Exploring Energy-Efficient Cache Design in Emerging Mobile Platforms

Abstract

Mobile devices are quickly becoming the most widely used processors in consumer devices. Since their major power supply is battery, energy-efficient computing is highly desired. In this article, we focus on energy-efficient cache design in emerging mobile platforms. We observe that more than 40% of L2 cache accesses are OS kernel accesses in interactive smartphone applications. Such frequent kernel accesses cause serious interferences between the user and kernel blocks in the L2 cache, leading to unnecessary block replacements and high L2 cache miss rate.
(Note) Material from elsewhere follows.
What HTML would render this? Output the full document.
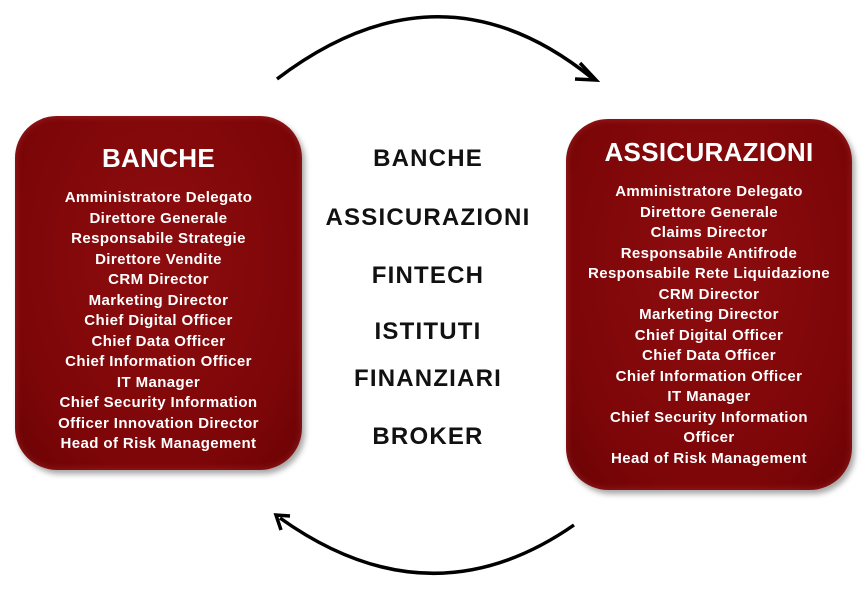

We first propose to statically partition the L2 cache into two separate segments, which can be accessed only by the user code and kernel code, respectively. Meanwhile, the overall size of the two segments is shrunk, which reduces the energy consumption while still maintaining the similar cache miss rate. We then find completely different access behaviors between the two separated kernel and user segments and explore the multi-retention STT-RAM-based user and kernel segments to obtain higher energy savings in this static partition-based cache design. Finally, we propose to dynamically partition the L2 cache into the user and kernel segments to minimize overall cache size. We also integrate the short-retention STT-RAM into this dynamic partition-based cache design for maximal energy savings. The experimental results show that our static technique reduces cache energy consumption by 75% with 2% performance loss, and our dynamic technique further shows strong capability to reduce cache energy consumption by 85% with only 3% performance loss.